_SET PROBLEM_
Exactly the lines between the line containing "Write a component" and the line containing "const yDomain = [972.6, 990.6];", together with those two lines, are to be output.

+ + + + + + +

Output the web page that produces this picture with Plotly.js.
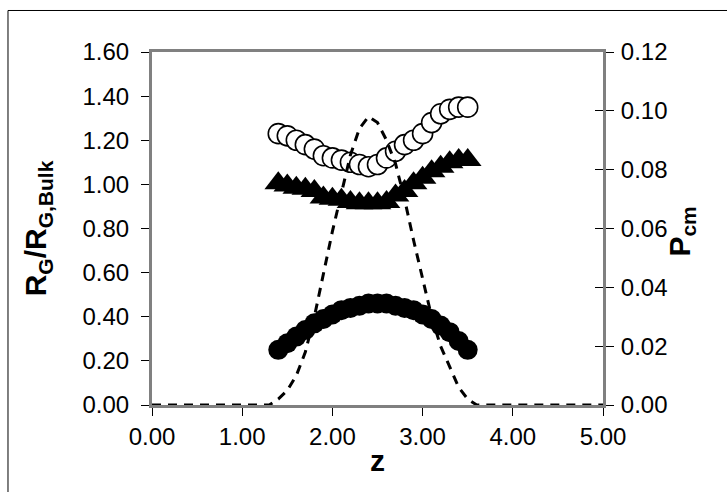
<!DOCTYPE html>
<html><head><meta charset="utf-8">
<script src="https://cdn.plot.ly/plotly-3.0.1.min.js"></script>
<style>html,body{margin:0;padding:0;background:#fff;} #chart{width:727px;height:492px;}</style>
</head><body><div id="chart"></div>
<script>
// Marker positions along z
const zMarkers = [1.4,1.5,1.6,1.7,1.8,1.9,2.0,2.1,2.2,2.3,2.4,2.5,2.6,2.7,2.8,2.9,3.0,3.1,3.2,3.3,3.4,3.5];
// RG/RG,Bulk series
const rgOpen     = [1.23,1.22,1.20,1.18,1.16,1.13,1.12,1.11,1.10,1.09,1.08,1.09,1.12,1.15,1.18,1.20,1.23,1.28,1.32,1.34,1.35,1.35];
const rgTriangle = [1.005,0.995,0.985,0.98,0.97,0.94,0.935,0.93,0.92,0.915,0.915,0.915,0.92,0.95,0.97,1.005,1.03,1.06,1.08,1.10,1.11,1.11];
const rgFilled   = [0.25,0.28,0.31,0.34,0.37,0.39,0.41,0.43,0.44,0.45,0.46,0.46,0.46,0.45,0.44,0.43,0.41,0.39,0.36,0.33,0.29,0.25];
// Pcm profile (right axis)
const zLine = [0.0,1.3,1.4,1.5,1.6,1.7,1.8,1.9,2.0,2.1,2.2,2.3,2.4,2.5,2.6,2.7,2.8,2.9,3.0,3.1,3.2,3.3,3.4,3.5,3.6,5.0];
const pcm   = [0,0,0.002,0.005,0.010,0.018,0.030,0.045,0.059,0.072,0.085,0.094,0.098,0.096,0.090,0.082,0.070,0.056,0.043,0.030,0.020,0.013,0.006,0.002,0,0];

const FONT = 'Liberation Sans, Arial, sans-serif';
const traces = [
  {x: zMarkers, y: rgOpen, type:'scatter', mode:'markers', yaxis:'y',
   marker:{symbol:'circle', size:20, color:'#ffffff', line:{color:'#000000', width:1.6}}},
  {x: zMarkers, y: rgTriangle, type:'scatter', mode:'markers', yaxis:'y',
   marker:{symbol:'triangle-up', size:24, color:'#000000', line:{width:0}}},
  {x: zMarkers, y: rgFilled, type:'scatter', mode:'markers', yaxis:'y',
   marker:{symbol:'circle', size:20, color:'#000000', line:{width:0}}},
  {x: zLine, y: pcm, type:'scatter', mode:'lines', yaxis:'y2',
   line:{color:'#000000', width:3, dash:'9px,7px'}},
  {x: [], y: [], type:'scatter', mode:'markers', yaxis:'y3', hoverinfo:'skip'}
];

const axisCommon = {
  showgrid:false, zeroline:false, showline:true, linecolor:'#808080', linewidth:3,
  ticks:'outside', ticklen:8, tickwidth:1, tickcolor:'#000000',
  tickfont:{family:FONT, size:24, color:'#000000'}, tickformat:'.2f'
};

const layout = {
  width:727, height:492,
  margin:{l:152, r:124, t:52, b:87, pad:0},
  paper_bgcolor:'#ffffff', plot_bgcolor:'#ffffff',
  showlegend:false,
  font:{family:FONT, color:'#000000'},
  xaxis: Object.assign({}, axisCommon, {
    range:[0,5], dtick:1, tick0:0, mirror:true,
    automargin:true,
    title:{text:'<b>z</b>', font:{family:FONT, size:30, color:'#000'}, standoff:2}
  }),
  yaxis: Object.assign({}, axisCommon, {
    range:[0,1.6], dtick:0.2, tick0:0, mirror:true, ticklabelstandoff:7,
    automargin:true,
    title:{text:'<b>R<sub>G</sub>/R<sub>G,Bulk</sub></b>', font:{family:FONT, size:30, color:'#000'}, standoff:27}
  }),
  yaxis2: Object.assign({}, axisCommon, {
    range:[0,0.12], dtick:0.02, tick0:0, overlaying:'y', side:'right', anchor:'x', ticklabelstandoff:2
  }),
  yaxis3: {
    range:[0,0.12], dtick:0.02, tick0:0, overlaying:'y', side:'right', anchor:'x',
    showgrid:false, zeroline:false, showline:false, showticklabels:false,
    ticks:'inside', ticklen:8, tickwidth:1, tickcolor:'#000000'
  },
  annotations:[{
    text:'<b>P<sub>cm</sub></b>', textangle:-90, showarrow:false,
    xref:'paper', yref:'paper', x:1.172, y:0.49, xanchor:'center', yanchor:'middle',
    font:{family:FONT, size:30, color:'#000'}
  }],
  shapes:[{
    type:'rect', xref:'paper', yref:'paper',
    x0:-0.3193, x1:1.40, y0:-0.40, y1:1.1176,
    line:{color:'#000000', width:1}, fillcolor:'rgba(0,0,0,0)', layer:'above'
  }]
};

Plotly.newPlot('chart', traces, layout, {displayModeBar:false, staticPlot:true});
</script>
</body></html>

+ + + + + + +

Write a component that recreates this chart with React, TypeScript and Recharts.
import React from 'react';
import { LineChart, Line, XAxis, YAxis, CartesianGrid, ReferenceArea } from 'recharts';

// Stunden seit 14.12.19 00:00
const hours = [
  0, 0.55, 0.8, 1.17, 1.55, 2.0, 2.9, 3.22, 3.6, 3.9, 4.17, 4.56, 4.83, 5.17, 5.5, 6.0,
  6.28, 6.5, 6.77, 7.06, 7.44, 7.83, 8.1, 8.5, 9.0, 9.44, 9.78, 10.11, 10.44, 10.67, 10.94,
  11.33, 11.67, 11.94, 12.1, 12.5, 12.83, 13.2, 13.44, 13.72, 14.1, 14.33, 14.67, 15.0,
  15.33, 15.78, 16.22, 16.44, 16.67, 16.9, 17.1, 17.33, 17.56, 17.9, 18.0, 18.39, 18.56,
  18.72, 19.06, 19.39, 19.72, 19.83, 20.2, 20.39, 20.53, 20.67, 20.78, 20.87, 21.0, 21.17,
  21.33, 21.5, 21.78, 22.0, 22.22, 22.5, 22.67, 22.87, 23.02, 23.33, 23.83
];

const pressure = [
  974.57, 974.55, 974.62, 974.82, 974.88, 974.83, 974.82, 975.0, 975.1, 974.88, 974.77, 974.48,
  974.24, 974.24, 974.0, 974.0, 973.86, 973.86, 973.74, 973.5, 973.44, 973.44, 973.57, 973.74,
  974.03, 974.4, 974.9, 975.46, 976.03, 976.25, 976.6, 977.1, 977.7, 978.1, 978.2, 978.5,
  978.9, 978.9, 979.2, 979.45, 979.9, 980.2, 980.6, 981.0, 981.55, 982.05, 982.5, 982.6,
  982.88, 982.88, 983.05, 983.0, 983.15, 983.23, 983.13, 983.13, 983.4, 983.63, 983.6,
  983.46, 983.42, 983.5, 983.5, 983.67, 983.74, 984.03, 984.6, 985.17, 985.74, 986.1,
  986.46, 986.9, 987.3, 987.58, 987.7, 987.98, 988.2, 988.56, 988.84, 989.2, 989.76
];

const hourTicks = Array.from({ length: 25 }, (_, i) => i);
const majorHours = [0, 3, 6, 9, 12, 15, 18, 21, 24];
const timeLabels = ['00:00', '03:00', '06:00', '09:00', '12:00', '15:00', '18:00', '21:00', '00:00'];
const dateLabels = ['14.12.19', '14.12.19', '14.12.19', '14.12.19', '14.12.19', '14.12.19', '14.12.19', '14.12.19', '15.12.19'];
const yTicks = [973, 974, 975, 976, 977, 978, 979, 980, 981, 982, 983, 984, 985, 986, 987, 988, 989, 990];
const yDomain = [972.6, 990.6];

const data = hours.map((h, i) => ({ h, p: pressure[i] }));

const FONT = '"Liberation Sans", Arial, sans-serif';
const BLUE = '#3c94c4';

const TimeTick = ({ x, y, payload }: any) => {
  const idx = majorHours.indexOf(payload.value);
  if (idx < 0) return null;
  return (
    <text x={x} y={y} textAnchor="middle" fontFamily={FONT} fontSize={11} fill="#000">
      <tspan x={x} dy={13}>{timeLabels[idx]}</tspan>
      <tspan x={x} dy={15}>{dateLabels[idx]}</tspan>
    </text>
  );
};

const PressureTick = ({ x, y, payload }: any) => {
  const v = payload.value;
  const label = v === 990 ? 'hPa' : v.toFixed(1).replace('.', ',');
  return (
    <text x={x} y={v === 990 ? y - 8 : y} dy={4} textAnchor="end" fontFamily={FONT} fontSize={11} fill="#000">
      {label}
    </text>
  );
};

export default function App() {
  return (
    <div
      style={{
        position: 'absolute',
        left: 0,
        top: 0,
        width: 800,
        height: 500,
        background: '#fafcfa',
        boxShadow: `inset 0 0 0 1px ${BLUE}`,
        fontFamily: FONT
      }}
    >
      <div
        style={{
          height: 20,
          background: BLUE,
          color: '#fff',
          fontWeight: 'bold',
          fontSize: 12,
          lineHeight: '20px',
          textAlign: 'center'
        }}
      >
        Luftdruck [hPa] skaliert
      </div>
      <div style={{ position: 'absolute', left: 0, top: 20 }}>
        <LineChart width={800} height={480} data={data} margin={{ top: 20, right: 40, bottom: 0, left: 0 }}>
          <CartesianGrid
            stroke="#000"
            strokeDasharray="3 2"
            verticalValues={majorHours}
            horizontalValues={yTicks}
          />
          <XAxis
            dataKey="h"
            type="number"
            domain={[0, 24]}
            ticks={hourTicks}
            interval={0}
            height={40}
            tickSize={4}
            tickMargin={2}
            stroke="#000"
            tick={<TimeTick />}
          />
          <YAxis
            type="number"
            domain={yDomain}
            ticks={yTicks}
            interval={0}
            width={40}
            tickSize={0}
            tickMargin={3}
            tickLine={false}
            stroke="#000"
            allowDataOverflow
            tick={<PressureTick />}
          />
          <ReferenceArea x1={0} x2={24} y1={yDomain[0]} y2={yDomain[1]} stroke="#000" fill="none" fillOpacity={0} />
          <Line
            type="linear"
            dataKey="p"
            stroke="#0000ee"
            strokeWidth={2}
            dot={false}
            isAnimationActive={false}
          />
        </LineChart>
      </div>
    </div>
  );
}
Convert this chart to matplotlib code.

+ + + + + + +

_REPLY_
Write a component that recreates this chart with React, TypeScript and Recharts.
import React from 'react';
import { LineChart, Line, XAxis, YAxis, CartesianGrid, ReferenceArea } from 'recharts';

// Stunden seit 14.12.19 00:00
const hours = [
  0, 0.55, 0.8, 1.17, 1.55, 2.0, 2.9, 3.22, 3.6, 3.9, 4.17, 4.56, 4.83, 5.17, 5.5, 6.0,
  6.28, 6.5, 6.77, 7.06, 7.44, 7.83, 8.1, 8.5, 9.0, 9.44, 9.78, 10.11, 10.44, 10.67, 10.94,
  11.33, 11.67, 11.94, 12.1, 12.5, 12.83, 13.2, 13.44, 13.72, 14.1, 14.33, 14.67, 15.0,
  15.33, 15.78, 16.22, 16.44, 16.67, 16.9, 17.1, 17.33, 17.56, 17.9, 18.0, 18.39, 18.56,
  18.72, 19.06, 19.39, 19.72, 19.83, 20.2, 20.39, 20.53, 20.67, 20.78, 20.87, 21.0, 21.17,
  21.33, 21.5, 21.78, 22.0, 22.22, 22.5, 22.67, 22.87, 23.02, 23.33, 23.83
];

const pressure = [
  974.57, 974.55, 974.62, 974.82, 974.88, 974.83, 974.82, 975.0, 975.1, 974.88, 974.77, 974.48,
  974.24, 974.24, 974.0, 974.0, 973.86, 973.86, 973.74, 973.5, 973.44, 973.44, 973.57, 973.74,
  974.03, 974.4, 974.9, 975.46, 976.03, 976.25, 976.6, 977.1, 977.7, 978.1, 978.2, 978.5,
  978.9, 978.9, 979.2, 979.45, 979.9, 980.2, 980.6, 981.0, 981.55, 982.05, 982.5, 982.6,
  982.88, 982.88, 983.05, 983.0, 983.15, 983.23, 983.13, 983.13, 983.4, 983.63, 983.6,
  983.46, 983.42, 983.5, 983.5, 983.67, 983.74, 984.03, 984.6, 985.17, 985.74, 986.1,
  986.46, 986.9, 987.3, 987.58, 987.7, 987.98, 988.2, 988.56, 988.84, 989.2, 989.76
];

const hourTicks = Array.from({ length: 25 }, (_, i) => i);
const majorHours = [0, 3, 6, 9, 12, 15, 18, 21, 24];
const timeLabels = ['00:00', '03:00', '06:00', '09:00', '12:00', '15:00', '18:00', '21:00', '00:00'];
const dateLabels = ['14.12.19', '14.12.19', '14.12.19', '14.12.19', '14.12.19', '14.12.19', '14.12.19', '14.12.19', '15.12.19'];
const yTicks = [973, 974, 975, 976, 977, 978, 979, 980, 981, 982, 983, 984, 985, 986, 987, 988, 989, 990];
const yDomain = [972.6, 990.6];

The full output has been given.